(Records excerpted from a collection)
===

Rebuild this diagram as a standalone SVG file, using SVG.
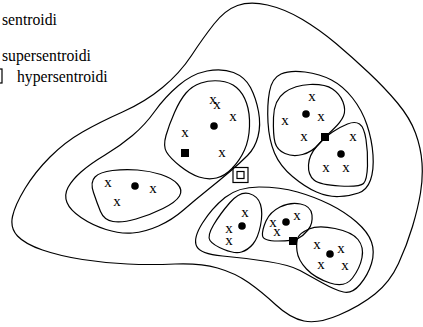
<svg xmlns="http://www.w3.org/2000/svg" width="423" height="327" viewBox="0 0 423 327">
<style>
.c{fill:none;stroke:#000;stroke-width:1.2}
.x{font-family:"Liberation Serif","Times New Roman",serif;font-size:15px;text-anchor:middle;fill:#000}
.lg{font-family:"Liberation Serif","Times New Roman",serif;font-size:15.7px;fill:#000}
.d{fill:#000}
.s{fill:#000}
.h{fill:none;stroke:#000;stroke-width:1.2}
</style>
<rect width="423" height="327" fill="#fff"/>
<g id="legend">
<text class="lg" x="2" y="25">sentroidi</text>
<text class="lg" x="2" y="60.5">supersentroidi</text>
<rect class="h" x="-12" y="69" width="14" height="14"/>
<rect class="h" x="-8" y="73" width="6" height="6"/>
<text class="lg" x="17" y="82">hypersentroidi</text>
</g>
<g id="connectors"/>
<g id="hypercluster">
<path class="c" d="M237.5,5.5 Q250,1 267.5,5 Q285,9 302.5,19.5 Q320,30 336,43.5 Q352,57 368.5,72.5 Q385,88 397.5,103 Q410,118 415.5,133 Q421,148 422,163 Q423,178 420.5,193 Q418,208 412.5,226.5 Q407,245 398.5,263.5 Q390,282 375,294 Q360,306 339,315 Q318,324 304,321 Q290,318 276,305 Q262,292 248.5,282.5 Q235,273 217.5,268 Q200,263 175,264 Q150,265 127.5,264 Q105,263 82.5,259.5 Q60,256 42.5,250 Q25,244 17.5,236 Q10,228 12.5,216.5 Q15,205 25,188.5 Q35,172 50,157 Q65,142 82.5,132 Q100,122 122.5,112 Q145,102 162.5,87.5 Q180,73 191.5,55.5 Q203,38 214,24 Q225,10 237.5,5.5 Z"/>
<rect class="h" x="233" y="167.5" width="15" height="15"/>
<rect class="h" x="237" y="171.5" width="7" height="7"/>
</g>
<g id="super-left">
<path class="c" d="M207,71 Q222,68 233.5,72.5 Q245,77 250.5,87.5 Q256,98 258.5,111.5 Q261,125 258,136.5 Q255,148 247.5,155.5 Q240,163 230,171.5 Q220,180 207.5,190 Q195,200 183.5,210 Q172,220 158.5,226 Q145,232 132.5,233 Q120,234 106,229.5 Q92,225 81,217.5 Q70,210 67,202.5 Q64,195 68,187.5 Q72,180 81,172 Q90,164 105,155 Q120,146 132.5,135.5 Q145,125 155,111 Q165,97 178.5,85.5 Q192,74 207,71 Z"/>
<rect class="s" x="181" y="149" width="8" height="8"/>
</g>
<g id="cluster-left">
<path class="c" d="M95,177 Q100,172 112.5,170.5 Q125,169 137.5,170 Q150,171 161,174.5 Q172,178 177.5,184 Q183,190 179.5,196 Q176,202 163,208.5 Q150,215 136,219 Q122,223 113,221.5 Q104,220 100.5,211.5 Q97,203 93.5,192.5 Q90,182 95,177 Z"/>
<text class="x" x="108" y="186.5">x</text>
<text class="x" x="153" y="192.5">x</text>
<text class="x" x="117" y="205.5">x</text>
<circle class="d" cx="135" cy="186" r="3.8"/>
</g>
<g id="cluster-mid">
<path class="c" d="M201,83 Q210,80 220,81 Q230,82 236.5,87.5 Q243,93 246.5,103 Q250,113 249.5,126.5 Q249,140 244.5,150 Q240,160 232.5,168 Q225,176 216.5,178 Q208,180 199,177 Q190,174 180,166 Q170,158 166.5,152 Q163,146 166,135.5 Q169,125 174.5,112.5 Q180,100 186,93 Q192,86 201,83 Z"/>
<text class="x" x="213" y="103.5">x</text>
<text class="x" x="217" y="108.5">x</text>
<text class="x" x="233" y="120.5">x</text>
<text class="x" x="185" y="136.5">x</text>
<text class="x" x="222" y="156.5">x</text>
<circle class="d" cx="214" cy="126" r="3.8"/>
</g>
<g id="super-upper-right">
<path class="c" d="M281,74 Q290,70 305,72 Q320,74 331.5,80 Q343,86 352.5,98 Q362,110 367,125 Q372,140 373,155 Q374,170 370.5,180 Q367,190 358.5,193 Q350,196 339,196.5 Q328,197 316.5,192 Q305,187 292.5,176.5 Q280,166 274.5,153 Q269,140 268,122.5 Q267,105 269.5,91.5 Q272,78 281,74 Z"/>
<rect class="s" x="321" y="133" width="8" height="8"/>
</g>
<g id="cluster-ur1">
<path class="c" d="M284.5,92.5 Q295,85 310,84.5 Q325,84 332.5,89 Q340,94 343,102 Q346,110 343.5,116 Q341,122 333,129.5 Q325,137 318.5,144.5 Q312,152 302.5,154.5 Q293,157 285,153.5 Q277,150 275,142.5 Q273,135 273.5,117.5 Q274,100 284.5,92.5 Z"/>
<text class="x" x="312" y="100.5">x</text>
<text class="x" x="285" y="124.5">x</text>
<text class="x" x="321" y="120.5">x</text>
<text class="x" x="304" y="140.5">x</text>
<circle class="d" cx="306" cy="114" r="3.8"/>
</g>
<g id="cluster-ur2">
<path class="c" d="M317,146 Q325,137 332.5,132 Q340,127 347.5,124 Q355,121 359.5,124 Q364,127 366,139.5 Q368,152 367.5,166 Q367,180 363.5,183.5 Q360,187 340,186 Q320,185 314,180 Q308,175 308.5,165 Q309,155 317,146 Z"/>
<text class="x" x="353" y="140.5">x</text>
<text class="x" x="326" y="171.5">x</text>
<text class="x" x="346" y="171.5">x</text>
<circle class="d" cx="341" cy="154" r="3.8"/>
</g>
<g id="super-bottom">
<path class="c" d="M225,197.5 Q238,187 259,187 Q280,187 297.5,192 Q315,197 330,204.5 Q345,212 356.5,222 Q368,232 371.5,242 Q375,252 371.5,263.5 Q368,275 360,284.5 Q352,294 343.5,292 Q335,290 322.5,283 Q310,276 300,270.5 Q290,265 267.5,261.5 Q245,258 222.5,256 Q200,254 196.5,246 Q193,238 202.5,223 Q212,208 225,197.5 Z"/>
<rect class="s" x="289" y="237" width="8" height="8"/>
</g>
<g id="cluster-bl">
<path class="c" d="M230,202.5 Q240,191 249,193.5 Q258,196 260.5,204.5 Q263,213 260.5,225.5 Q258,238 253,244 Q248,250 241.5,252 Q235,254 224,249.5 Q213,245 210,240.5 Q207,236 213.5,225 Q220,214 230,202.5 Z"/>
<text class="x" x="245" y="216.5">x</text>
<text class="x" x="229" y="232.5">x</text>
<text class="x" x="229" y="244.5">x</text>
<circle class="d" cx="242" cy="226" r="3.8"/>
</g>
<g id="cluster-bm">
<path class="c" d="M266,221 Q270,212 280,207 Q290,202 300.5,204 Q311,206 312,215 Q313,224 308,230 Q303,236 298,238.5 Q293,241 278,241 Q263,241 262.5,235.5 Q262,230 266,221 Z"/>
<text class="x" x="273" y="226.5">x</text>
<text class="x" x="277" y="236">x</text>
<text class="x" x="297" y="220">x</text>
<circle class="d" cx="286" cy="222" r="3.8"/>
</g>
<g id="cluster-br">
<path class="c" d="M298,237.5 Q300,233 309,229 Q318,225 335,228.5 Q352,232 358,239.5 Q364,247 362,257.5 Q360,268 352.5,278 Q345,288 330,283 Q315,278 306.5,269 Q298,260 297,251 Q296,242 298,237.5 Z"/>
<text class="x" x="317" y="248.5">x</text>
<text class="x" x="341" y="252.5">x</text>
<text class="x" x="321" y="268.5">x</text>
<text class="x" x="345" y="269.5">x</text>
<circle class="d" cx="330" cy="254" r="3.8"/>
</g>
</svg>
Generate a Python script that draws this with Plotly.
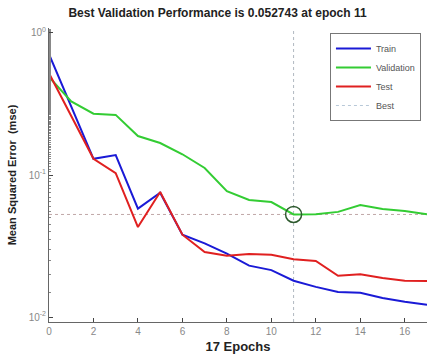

===

TASK DETAILS: Write the entries above out again exactly, but not the pictures.

SOLUTION FOR THIS EXERCISE:
Rebuild this diagram as a standalone SVG file, using SVG.
<svg xmlns="http://www.w3.org/2000/svg" width="423" height="327" viewBox="0 0 423 327">
<style>
.c{fill:none;stroke:#000;stroke-width:1.2}
.x{font-family:"Liberation Serif","Times New Roman",serif;font-size:15px;text-anchor:middle;fill:#000}
.lg{font-family:"Liberation Serif","Times New Roman",serif;font-size:15.7px;fill:#000}
.d{fill:#000}
.s{fill:#000}
.h{fill:none;stroke:#000;stroke-width:1.2}
</style>
<rect width="423" height="327" fill="#fff"/>
<g id="legend">
<text class="lg" x="2" y="25">sentroidi</text>
<text class="lg" x="2" y="60.5">supersentroidi</text>
<rect class="h" x="-12" y="69" width="14" height="14"/>
<rect class="h" x="-8" y="73" width="6" height="6"/>
<text class="lg" x="17" y="82">hypersentroidi</text>
</g>
<g id="connectors"/>
<g id="hypercluster">
<path class="c" d="M237.5,5.5 Q250,1 267.5,5 Q285,9 302.5,19.5 Q320,30 336,43.5 Q352,57 368.5,72.5 Q385,88 397.5,103 Q410,118 415.5,133 Q421,148 422,163 Q423,178 420.5,193 Q418,208 412.5,226.5 Q407,245 398.5,263.5 Q390,282 375,294 Q360,306 339,315 Q318,324 304,321 Q290,318 276,305 Q262,292 248.5,282.5 Q235,273 217.5,268 Q200,263 175,264 Q150,265 127.5,264 Q105,263 82.5,259.5 Q60,256 42.5,250 Q25,244 17.5,236 Q10,228 12.5,216.5 Q15,205 25,188.5 Q35,172 50,157 Q65,142 82.5,132 Q100,122 122.5,112 Q145,102 162.5,87.5 Q180,73 191.5,55.5 Q203,38 214,24 Q225,10 237.5,5.5 Z"/>
<rect class="h" x="233" y="167.5" width="15" height="15"/>
<rect class="h" x="237" y="171.5" width="7" height="7"/>
</g>
<g id="super-left">
<path class="c" d="M207,71 Q222,68 233.5,72.5 Q245,77 250.5,87.5 Q256,98 258.5,111.5 Q261,125 258,136.5 Q255,148 247.5,155.5 Q240,163 230,171.5 Q220,180 207.5,190 Q195,200 183.5,210 Q172,220 158.5,226 Q145,232 132.5,233 Q120,234 106,229.5 Q92,225 81,217.5 Q70,210 67,202.5 Q64,195 68,187.5 Q72,180 81,172 Q90,164 105,155 Q120,146 132.5,135.5 Q145,125 155,111 Q165,97 178.5,85.5 Q192,74 207,71 Z"/>
<rect class="s" x="181" y="149" width="8" height="8"/>
</g>
<g id="cluster-left">
<path class="c" d="M95,177 Q100,172 112.5,170.5 Q125,169 137.5,170 Q150,171 161,174.5 Q172,178 177.5,184 Q183,190 179.5,196 Q176,202 163,208.5 Q150,215 136,219 Q122,223 113,221.5 Q104,220 100.5,211.5 Q97,203 93.5,192.5 Q90,182 95,177 Z"/>
<text class="x" x="108" y="186.5">x</text>
<text class="x" x="153" y="192.5">x</text>
<text class="x" x="117" y="205.5">x</text>
<circle class="d" cx="135" cy="186" r="3.8"/>
</g>
<g id="cluster-mid">
<path class="c" d="M201,83 Q210,80 220,81 Q230,82 236.5,87.5 Q243,93 246.5,103 Q250,113 249.5,126.5 Q249,140 244.5,150 Q240,160 232.5,168 Q225,176 216.5,178 Q208,180 199,177 Q190,174 180,166 Q170,158 166.5,152 Q163,146 166,135.5 Q169,125 174.5,112.5 Q180,100 186,93 Q192,86 201,83 Z"/>
<text class="x" x="213" y="103.5">x</text>
<text class="x" x="217" y="108.5">x</text>
<text class="x" x="233" y="120.5">x</text>
<text class="x" x="185" y="136.5">x</text>
<text class="x" x="222" y="156.5">x</text>
<circle class="d" cx="214" cy="126" r="3.8"/>
</g>
<g id="super-upper-right">
<path class="c" d="M281,74 Q290,70 305,72 Q320,74 331.5,80 Q343,86 352.5,98 Q362,110 367,125 Q372,140 373,155 Q374,170 370.5,180 Q367,190 358.5,193 Q350,196 339,196.5 Q328,197 316.5,192 Q305,187 292.5,176.5 Q280,166 274.5,153 Q269,140 268,122.5 Q267,105 269.5,91.5 Q272,78 281,74 Z"/>
<rect class="s" x="321" y="133" width="8" height="8"/>
</g>
<g id="cluster-ur1">
<path class="c" d="M284.5,92.5 Q295,85 310,84.5 Q325,84 332.5,89 Q340,94 343,102 Q346,110 343.5,116 Q341,122 333,129.5 Q325,137 318.5,144.5 Q312,152 302.5,154.5 Q293,157 285,153.5 Q277,150 275,142.5 Q273,135 273.5,117.5 Q274,100 284.5,92.5 Z"/>
<text class="x" x="312" y="100.5">x</text>
<text class="x" x="285" y="124.5">x</text>
<text class="x" x="321" y="120.5">x</text>
<text class="x" x="304" y="140.5">x</text>
<circle class="d" cx="306" cy="114" r="3.8"/>
</g>
<g id="cluster-ur2">
<path class="c" d="M317,146 Q325,137 332.5,132 Q340,127 347.5,124 Q355,121 359.5,124 Q364,127 366,139.5 Q368,152 367.5,166 Q367,180 363.5,183.5 Q360,187 340,186 Q320,185 314,180 Q308,175 308.5,165 Q309,155 317,146 Z"/>
<text class="x" x="353" y="140.5">x</text>
<text class="x" x="326" y="171.5">x</text>
<text class="x" x="346" y="171.5">x</text>
<circle class="d" cx="341" cy="154" r="3.8"/>
</g>
<g id="super-bottom">
<path class="c" d="M225,197.5 Q238,187 259,187 Q280,187 297.5,192 Q315,197 330,204.5 Q345,212 356.5,222 Q368,232 371.5,242 Q375,252 371.5,263.5 Q368,275 360,284.5 Q352,294 343.5,292 Q335,290 322.5,283 Q310,276 300,270.5 Q290,265 267.5,261.5 Q245,258 222.5,256 Q200,254 196.5,246 Q193,238 202.5,223 Q212,208 225,197.5 Z"/>
<rect class="s" x="289" y="237" width="8" height="8"/>
</g>
<g id="cluster-bl">
<path class="c" d="M230,202.5 Q240,191 249,193.5 Q258,196 260.5,204.5 Q263,213 260.5,225.5 Q258,238 253,244 Q248,250 241.5,252 Q235,254 224,249.5 Q213,245 210,240.5 Q207,236 213.5,225 Q220,214 230,202.5 Z"/>
<text class="x" x="245" y="216.5">x</text>
<text class="x" x="229" y="232.5">x</text>
<text class="x" x="229" y="244.5">x</text>
<circle class="d" cx="242" cy="226" r="3.8"/>
</g>
<g id="cluster-bm">
<path class="c" d="M266,221 Q270,212 280,207 Q290,202 300.5,204 Q311,206 312,215 Q313,224 308,230 Q303,236 298,238.5 Q293,241 278,241 Q263,241 262.5,235.5 Q262,230 266,221 Z"/>
<text class="x" x="273" y="226.5">x</text>
<text class="x" x="277" y="236">x</text>
<text class="x" x="297" y="220">x</text>
<circle class="d" cx="286" cy="222" r="3.8"/>
</g>
<g id="cluster-br">
<path class="c" d="M298,237.5 Q300,233 309,229 Q318,225 335,228.5 Q352,232 358,239.5 Q364,247 362,257.5 Q360,268 352.5,278 Q345,288 330,283 Q315,278 306.5,269 Q298,260 297,251 Q296,242 298,237.5 Z"/>
<text class="x" x="317" y="248.5">x</text>
<text class="x" x="341" y="252.5">x</text>
<text class="x" x="321" y="268.5">x</text>
<text class="x" x="345" y="269.5">x</text>
<circle class="d" cx="330" cy="254" r="3.8"/>
</g>
</svg>
Generate a Python script that draws this with Plotly.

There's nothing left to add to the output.